### WHAT TO WORK ON
Leave out the pictures and copy everything else below exactly.

### PROVIDED DATA
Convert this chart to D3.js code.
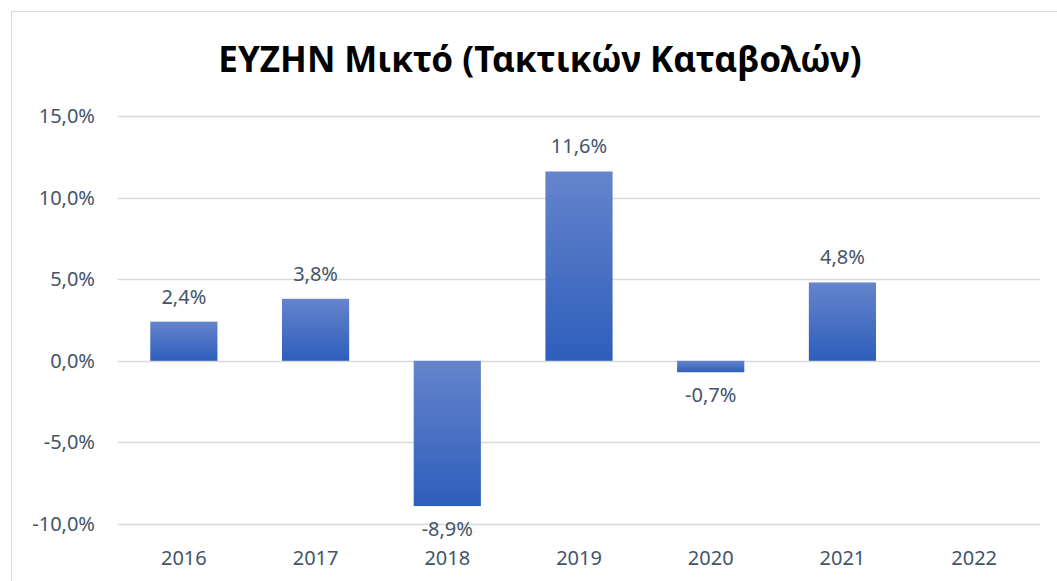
<!DOCTYPE html>
<html>
<head>
<meta charset="utf-8">
<script src="https://cdn.jsdelivr.net/npm/d3@7"></script>
<style>
  body { margin: 0; background: #fff; }
  svg { display: block; font-family: "Noto Sans", "Open Sans", sans-serif; }
</style>
</head>
<body>
<div id="chart"></div>
<script>
// Chart data
const years = ['2016', '2017', '2018', '2019', '2020', '2021', '2022'];
const returns = [2.4, 3.8, -8.9, 11.6, -0.7, 4.8, null];
const yTicks = [-10, -5, 0, 5, 10, 15];
const chartTitle = 'ΕΥΖΗΝ Μικτό (Τακτικών Καταβολών)';

const width = 1057;
const height = 581;
const margin = { top: 116, right: 17, bottom: 57, left: 118 };

// Excel-style label: comma decimal, plain hyphen for minus
const fmt = v => (v < 0 ? '-' : '') + Math.abs(v).toFixed(1).replace('.', ',') + '%';

const svg = d3.select('#chart')
  .append('svg')
  .attr('width', width)
  .attr('height', height);

// gradient for the bars
const grad = svg.append('defs').append('linearGradient')
  .attr('id', 'barGrad')
  .attr('x1', 0).attr('y1', 0).attr('x2', 0).attr('y2', 1);
grad.append('stop').attr('offset', '0%').attr('stop-color', '#6584cc');
grad.append('stop').attr('offset', '100%').attr('stop-color', '#2e5ebb');

// chart area border
svg.append('rect')
  .attr('x', 11.5)
  .attr('y', 11.5)
  .attr('width', width + 20)
  .attr('height', height + 20)
  .attr('fill', 'none')
  .attr('stroke', '#d9d9d9')
  .attr('stroke-width', 1);

const xScale = d3.scaleBand()
  .domain(years)
  .range([margin.left, width - margin.right])
  .paddingInner(0.49)
  .paddingOuter(0.245);

const yScale = d3.scaleLinear()
  .domain([-10, 15])
  .range([height - margin.bottom, margin.top]);

// gridlines
svg.append('g')
  .selectAll('line')
  .data(yTicks)
  .enter()
  .append('line')
  .attr('x1', margin.left)
  .attr('x2', width - margin.right)
  .attr('y1', d => Math.round(yScale(d)) + 0.5)
  .attr('y2', d => Math.round(yScale(d)) + 0.5)
  .attr('stroke', '#d9d9d9')
  .attr('stroke-width', 1.5);

// y axis labels
const yAxis = svg.append('g')
  .attr('transform', `translate(${margin.left - 23}, 0)`)
  .call(d3.axisLeft(yScale).tickValues(yTicks).tickFormat(fmt).tickSize(0).tickPadding(0));
yAxis.select('.domain').remove();
yAxis.selectAll('text')
  .attr('font-size', '20px')
  .attr('font-family', '"Noto Sans", sans-serif')
  .attr('fill', '#44546a');

// x axis labels
const xAxis = svg.append('g')
  .attr('transform', `translate(0, ${height - margin.bottom})`)
  .call(d3.axisBottom(xScale).tickSize(0).tickPadding(0));
xAxis.select('.domain').remove();
xAxis.selectAll('text')
  .attr('y', 41)
  .attr('dy', null)
  .attr('font-size', '20px')
  .attr('font-family', '"Noto Sans", sans-serif')
  .attr('fill', '#44546a');

const barData = years.map((y, i) => ({ year: y, value: returns[i] }))
  .filter(d => d.value !== null);

// bars
svg.selectAll('.bar')
  .data(barData)
  .enter()
  .append('rect')
  .attr('class', 'bar')
  .attr('x', d => xScale(d.year))
  .attr('width', xScale.bandwidth())
  .attr('y', d => yScale(Math.max(0, d.value)))
  .attr('height', d => Math.abs(yScale(d.value) - yScale(0)))
  .attr('fill', 'url(#barGrad)');

// data labels
svg.selectAll('.label')
  .data(barData)
  .enter()
  .append('text')
  .attr('class', 'label')
  .attr('x', d => xScale(d.year) + xScale.bandwidth() / 2)
  .attr('y', d => d.value >= 0 ? yScale(d.value) - 18 : yScale(d.value) + 30)
  .attr('text-anchor', 'middle')
  .attr('font-size', '20px')
  .attr('fill', '#44546a')
  .text(d => fmt(d.value));

// title
svg.append('text')
  .attr('x', 540)
  .attr('y', 72)
  .attr('text-anchor', 'middle')
  .attr('font-size', '35px')
  .attr('font-weight', 'bold')
  .attr('fill', '#000')
  .text(chartTitle);
</script>
</body>
</html>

### REPLY TO THE EXERCISE
Convert this chart to D3.js code.
<!DOCTYPE html>
<html>
<head>
<meta charset="utf-8">
<script src="https://cdn.jsdelivr.net/npm/d3@7"></script>
<style>
  body { margin: 0; background: #fff; }
  svg { display: block; font-family: "Noto Sans", "Open Sans", sans-serif; }
</style>
</head>
<body>
<div id="chart"></div>
<script>
// Chart data
const years = ['2016', '2017', '2018', '2019', '2020', '2021', '2022'];
const returns = [2.4, 3.8, -8.9, 11.6, -0.7, 4.8, null];
const yTicks = [-10, -5, 0, 5, 10, 15];
const chartTitle = 'ΕΥΖΗΝ Μικτό (Τακτικών Καταβολών)';

const width = 1057;
const height = 581;
const margin = { top: 116, right: 17, bottom: 57, left: 118 };

// Excel-style label: comma decimal, plain hyphen for minus
const fmt = v => (v < 0 ? '-' : '') + Math.abs(v).toFixed(1).replace('.', ',') + '%';

const svg = d3.select('#chart')
  .append('svg')
  .attr('width', width)
  .attr('height', height);

// gradient for the bars
const grad = svg.append('defs').append('linearGradient')
  .attr('id', 'barGrad')
  .attr('x1', 0).attr('y1', 0).attr('x2', 0).attr('y2', 1);
grad.append('stop').attr('offset', '0%').attr('stop-color', '#6584cc');
grad.append('stop').attr('offset', '100%').attr('stop-color', '#2e5ebb');

// chart area border
svg.append('rect')
  .attr('x', 11.5)
  .attr('y', 11.5)
  .attr('width', width + 20)
  .attr('height', height + 20)
  .attr('fill', 'none')
  .attr('stroke', '#d9d9d9')
  .attr('stroke-width', 1);

const xScale = d3.scaleBand()
  .domain(years)
  .range([margin.left, width - margin.right])
  .paddingInner(0.49)
  .paddingOuter(0.245);

const yScale = d3.scaleLinear()
  .domain([-10, 15])
  .range([height - margin.bottom, margin.top]);

// gridlines
svg.append('g')
  .selectAll('line')
  .data(yTicks)
  .enter()
  .append('line')
  .attr('x1', margin.left)
  .attr('x2', width - margin.right)
  .attr('y1', d => Math.round(yScale(d)) + 0.5)
  .attr('y2', d => Math.round(yScale(d)) + 0.5)
  .attr('stroke', '#d9d9d9')
  .attr('stroke-width', 1.5);

// y axis labels
const yAxis = svg.append('g')
  .attr('transform', `translate(${margin.left - 23}, 0)`)
  .call(d3.axisLeft(yScale).tickValues(yTicks).tickFormat(fmt).tickSize(0).tickPadding(0));
yAxis.select('.domain').remove();
yAxis.selectAll('text')
  .attr('font-size', '20px')
  .attr('font-family', '"Noto Sans", sans-serif')
  .attr('fill', '#44546a');

// x axis labels
const xAxis = svg.append('g')
  .attr('transform', `translate(0, ${height - margin.bottom})`)
  .call(d3.axisBottom(xScale).tickSize(0).tickPadding(0));
xAxis.select('.domain').remove();
xAxis.selectAll('text')
  .attr('y', 41)
  .attr('dy', null)
  .attr('font-size', '20px')
  .attr('font-family', '"Noto Sans", sans-serif')
  .attr('fill', '#44546a');

const barData = years.map((y, i) => ({ year: y, value: returns[i] }))
  .filter(d => d.value !== null);

// bars
svg.selectAll('.bar')
  .data(barData)
  .enter()
  .append('rect')
  .attr('class', 'bar')
  .attr('x', d => xScale(d.year))
  .attr('width', xScale.bandwidth())
  .attr('y', d => yScale(Math.max(0, d.value)))
  .attr('height', d => Math.abs(yScale(d.value) - yScale(0)))
  .attr('fill', 'url(#barGrad)');

// data labels
svg.selectAll('.label')
  .data(barData)
  .enter()
  .append('text')
  .attr('class', 'label')
  .attr('x', d => xScale(d.year) + xScale.bandwidth() / 2)
  .attr('y', d => d.value >= 0 ? yScale(d.value) - 18 : yScale(d.value) + 30)
  .attr('text-anchor', 'middle')
  .attr('font-size', '20px')
  .attr('fill', '#44546a')
  .text(d => fmt(d.value));

// title
svg.append('text')
  .attr('x', 540)
  .attr('y', 72)
  .attr('text-anchor', 'middle')
  .attr('font-size', '35px')
  .attr('font-weight', 'bold')
  .attr('fill', '#000')
  .text(chartTitle);
</script>
</body>
</html>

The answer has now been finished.